Natural questions always get asked about whether this amount of money should be used for, well, homes for the homeless. I mean, it’s a house!
Let’s look again.
It’s a functioning lighthouse. Or was until a budget cut. So instead it’s full of chandeliers. Meaning: it should have been able to radiate its pure idealism of protection and shelter as a state house, built by public money for New Zealanders who needed it. But instead the old idea of the state house is filled with chandeliers, as many of them now are. And $1.5m is only slightly above average for just one Auckland house.
It now rests within some of the most expensive residential real estate in New Zealand: the Auckland waterfront. For over a decade this same waterfront has been planned and developed by Auckland’s councils. Can we still remember when local councils built, owned and operated quality affordable housing, for the good of the public who needed it? Some can. Now this state house replica stands in front of the largest luxury condo development ever devised by a council in this country, built by taxed rates out of citizens’ pockets, for the 1%. A tombstone to social housing.

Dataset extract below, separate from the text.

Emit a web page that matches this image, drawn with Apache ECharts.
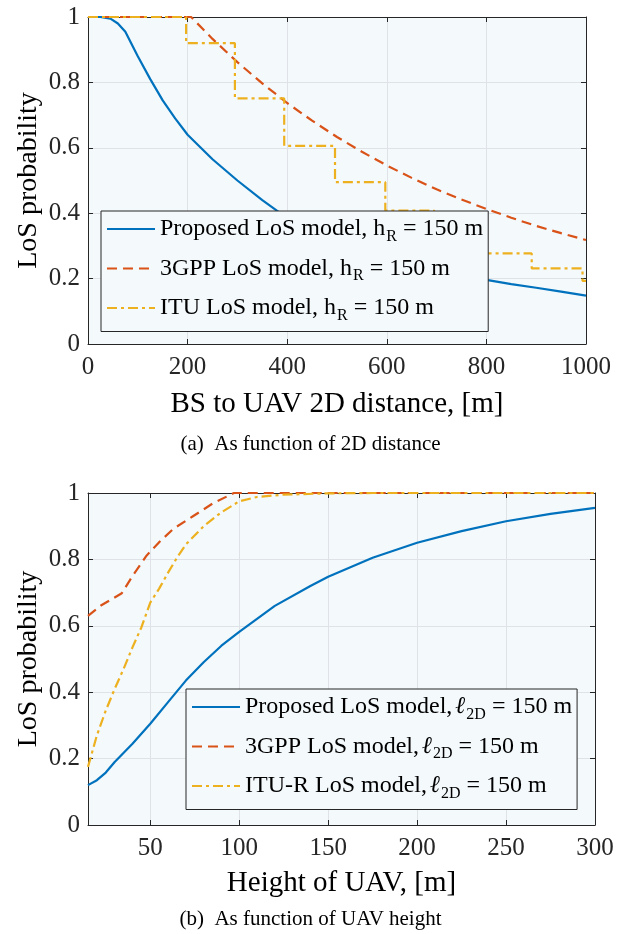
<!DOCTYPE html>
<html>
<head>
    <meta charset="utf-8">
    <title>LoS probability</title>
    <script src="https://cdn.jsdelivr.net/npm/echarts@6/dist/echarts.min.js"></script>
    <style>
        html, body { margin: 0; padding: 0; background: #ffffff; }
        #chart { width: 621px; height: 934px; }
    </style>
</head>
<body>
<div id="chart"></div>
<script>
    // (a) LoS probability vs 2D distance, h_R = 150 m
    var propDist = [0, 25, 45, 60, 75, 100, 125, 150, 175, 200, 250, 300, 350, 400, 450, 500, 550, 600, 650, 700, 750, 800, 850, 900, 950, 1000];
    var propDistVal = [1, 1, 0.995, 0.98, 0.955, 0.88, 0.81, 0.745, 0.69, 0.64, 0.565, 0.5, 0.44, 0.385, 0.345, 0.31, 0.283, 0.26, 0.24, 0.222, 0.208, 0.196, 0.183, 0.172, 0.16, 0.148];
    var gppDist = [0, 207, 250, 300, 350, 400, 450, 500, 550, 600, 650, 700, 750, 800, 850, 900, 950, 1000];
    var gppDistVal = [1, 1, 0.933, 0.862, 0.797, 0.737, 0.683, 0.633, 0.588, 0.546, 0.508, 0.473, 0.442, 0.413, 0.386, 0.361, 0.339, 0.318];
    var ituDist = [0, 197, 295, 394, 496, 597, 695, 795, 891, 993, 1000];
    var ituDistVal = [1, 0.92, 0.751, 0.606, 0.495, 0.408, 0.335, 0.277, 0.231, 0.193, 0.193];

    // (b) LoS probability vs UAV height, l_2D = 150 m
    var propH = [15, 20, 25, 30, 40, 50, 60, 70, 80, 90, 100, 120, 140, 150, 175, 200, 225, 250, 275, 300];
    var propHVal = [0.12, 0.135, 0.158, 0.19, 0.245, 0.305, 0.37, 0.435, 0.49, 0.54, 0.582, 0.66, 0.72, 0.748, 0.805, 0.85, 0.885, 0.915, 0.937, 0.955];
    var gppH = [15, 22.5, 34, 40, 48, 55, 63, 74, 85, 97, 300];
    var gppHVal = [0.63, 0.662, 0.698, 0.75, 0.812, 0.852, 0.892, 0.93, 0.968, 1, 1];
    var ituH = [15, 20, 25, 30, 35, 40, 45, 50, 55, 60, 65, 70, 80, 90, 100, 110, 125, 150, 175, 300];
    var ituHVal = [0.175, 0.27, 0.345, 0.41, 0.47, 0.535, 0.595, 0.67, 0.712, 0.76, 0.805, 0.845, 0.9, 0.942, 0.975, 0.988, 0.995, 0.999, 1, 1];

    var distTicks = [0, 200, 400, 600, 800, 1000];
    var heightTicks = [50, 100, 150, 200, 250, 300];

    var namesA = ['Proposed LoS model, hR = 150 m', '3GPP LoS model, hR = 150 m', 'ITU LoS model, hR = 150 m'];
    var namesB = ['Proposed LoS model, l2D = 150 m', '3GPP LoS model, l2D = 150 m', 'ITU-R LoS model, l2D = 150 m'];
    var richNames = {};
    richNames[namesA[0]] = '{a|Proposed LoS model, h}{s|R}{a| = 150 m}';
    richNames[namesA[1]] = '{a|3GPP LoS model, h}{s|R}{a| = 150 m}';
    richNames[namesA[2]] = '{a|ITU LoS model, h}{s|R}{a| = 150 m}';
    richNames[namesB[0]] = '{a|Proposed LoS model,}{l|ℓ}{s|2D}{a| = 150 m}';
    richNames[namesB[1]] = '{a|3GPP LoS model,}{l|ℓ}{s|2D}{a| = 150 m}';
    richNames[namesB[2]] = '{a|ITU-R LoS model,}{l|ℓ}{s|2D}{a| = 150 m}';

    function pairs(xs, ys) {
        return xs.map(function (x, i) { return [x, ys[i]]; });
    }

    var FONT = 'Liberation Serif';
    var AXIS = '#262626';
    var BG = '#F4F9FC';
    var GRIDLINE = '#dfe3e7';
    var BLUE = '#0072BD', RED = '#D95319', YEL = '#EDB120';

    var chart = echarts.init(document.getElementById('chart'));

    function xAxisPair(gridIndex, min, max, ticks, name, gap) {
        var bottom = {
            type: 'value', gridIndex: gridIndex, min: min, max: max, position: 'bottom',
            name: name, nameLocation: 'middle', nameGap: gap, nameMoveOverlap: false,
            nameTextStyle: {fontFamily: FONT, fontSize: 29, color: '#000'},
            axisLine: {onZero: false, lineStyle: {color: AXIS, width: 1}},
            axisTick: {inside: true, length: 5, customValues: ticks, lineStyle: {color: AXIS}},
            axisLabel: {customValues: ticks, margin: 11, fontFamily: FONT, fontSize: 25, color: AXIS,
                formatter: function (v) { return String(v); }},
            splitLine: {show: true, lineStyle: {color: GRIDLINE, width: 1}}
        };
        var top = {
            type: 'value', gridIndex: gridIndex, min: min, max: max, position: 'top',
            axisLine: {onZero: false, lineStyle: {color: AXIS, width: 1}},
            axisTick: {inside: true, length: 5, customValues: ticks, lineStyle: {color: AXIS}},
            axisLabel: {show: false},
            splitLine: {show: false}
        };
        return [bottom, top];
    }

    function yAxisPair(gridIndex) {
        var left = {
            type: 'value', gridIndex: gridIndex, min: 0, max: 1, interval: 0.2, position: 'left',
            name: 'LoS probability', nameLocation: 'middle', nameGap: 45, nameMoveOverlap: false,
            nameTextStyle: {fontFamily: FONT, fontSize: 28, color: '#000'},
            axisLine: {show: true, onZero: false, lineStyle: {color: AXIS, width: 1}},
            axisTick: {show: true, inside: true, length: 5, lineStyle: {color: AXIS}},
            axisLabel: {margin: 8, fontFamily: FONT, fontSize: 25, color: AXIS,
                formatter: function (v) { return (Math.round(v * 10) / 10).toString(); }},
            splitLine: {show: true, lineStyle: {color: GRIDLINE, width: 1}}
        };
        var right = {
            type: 'value', gridIndex: gridIndex, min: 0, max: 1, interval: 0.2, position: 'right',
            axisLine: {show: true, onZero: false, lineStyle: {color: AXIS, width: 1}},
            axisTick: {show: true, inside: true, length: 5, lineStyle: {color: AXIS}},
            axisLabel: {show: false},
            splitLine: {show: false}
        };
        return [left, right];
    }

    function legendBox(left, top, names, pad) {
        return {
            left: left, top: top, orient: 'vertical', data: names,
            backgroundColor: BG, borderColor: AXIS, borderWidth: 1, borderRadius: 0,
            padding: pad, itemGap: 12, itemWidth: 48, itemHeight: 2,
            selectedMode: false,
            formatter: function (n) { return richNames[n]; },
            textStyle: {
                fontFamily: FONT, fontSize: 24, color: '#000',
                rich: {
                    a: {fontFamily: FONT, fontSize: 24, color: '#000'},
                    l: {fontFamily: FONT, fontSize: 24, fontStyle: 'italic', color: '#000', padding: [0, 0, 0, 3]},
                    s: {fontFamily: FONT, fontSize: 16, color: '#000', padding: [15, 0, 0, 1]}
                }
            }
        };
    }

    function line(name, xi, yi, data, color, type, extra) {
        var s = {
            name: name, type: 'line', xAxisIndex: xi, yAxisIndex: yi,
            data: data, showSymbol: false, symbol: 'none', animation: false,
            lineStyle: {color: color, width: 2.2, type: type},
            itemStyle: {color: color}
        };
        if (extra) { for (var k in extra) s[k] = extra[k]; }
        return s;
    }

    var xa = xAxisPair(0, 0, 1000, distTicks, 'BS to UAV 2D distance, [m]', 46);
    var xb = xAxisPair(1, 15, 300, heightTicks, 'Height of UAV, [m]', 44);
    var ya = yAxisPair(0);
    var yb = yAxisPair(1);

    var option = {
        backgroundColor: '#ffffff',
        title: [
            {text: '(a)  As function of 2D distance', left: 'center', top: 429,
                textStyle: {fontFamily: FONT, fontSize: 21, fontWeight: 'normal', color: '#000'}},
            {text: '(b)  As function of UAV height', left: 'center', top: 904,
                textStyle: {fontFamily: FONT, fontSize: 21, fontWeight: 'normal', color: '#000'}}
        ],
        grid: [
            {left: 88, top: 17, width: 498, height: 327, show: true, backgroundColor: BG, borderWidth: 0},
            {left: 88, top: 493, width: 507, height: 332, show: true, backgroundColor: BG, borderWidth: 0}
        ],
        xAxis: [xa[0], xa[1], xb[0], xb[1]],
        yAxis: [ya[0], ya[1], yb[0], yb[1]],
        legend: [
            legendBox(101, 211, namesA, [6, 5, 8, 5]),
            legendBox(186, 689, namesB, [6, 5, 8, 5])
        ],
        series: [
            line(namesA[0], 0, 0, pairs(propDist, propDistVal), BLUE, 'solid'),
            line(namesA[1], 0, 0, pairs(gppDist, gppDistVal), RED, [10, 6]),
            line(namesA[2], 0, 0, pairs(ituDist, ituDistVal), YEL, [10, 4, 3, 4], {step: 'end'}),
            line(namesB[0], 2, 2, pairs(propH, propHVal), BLUE, 'solid'),
            line(namesB[1], 2, 2, pairs(gppH, gppHVal), RED, [10, 6]),
            line(namesB[2], 2, 2, pairs(ituH, ituHVal), YEL, [10, 4, 3, 4])
        ]
    };
    chart.setOption(option);

    window.onresize = function () {
        chart.resize();
    };
</script>
</body>
</html>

It’s funded, mostly, by real estate multimillionaires, those who poured petrol on the housing boom and warmed their hands, taking commissions selling off state houses by the thousand. This artwork is the funders’ announcement to Aucklanders of their own wealth and power through the privatization of the state house. The chandeliers are fitting, in all their gauche class-climbing glory.
This sculpture of a state house is everything the state house has been, has become, and will be.
Whole suburbs, whole towns, whole generations were shaped by these structures here. Turning them into an artwork simply underlines their status as icon in this country. The ‘state’ in state house is rapidly fading, and is making the housing crisis worse and worse – that story is told here too.
But art should not be mere didactic lesson. Not even one this obvious. After all, the state house – with the old State Advances programme – has been a vital accelerant in intergenerational wealth. This thing will be a thing well made. The Lighthouse, like those thousands of made from Matai and Rimu, will last in the public mind for a long time.
It will shine as a memorial, as contradiction, as icon, for all to see.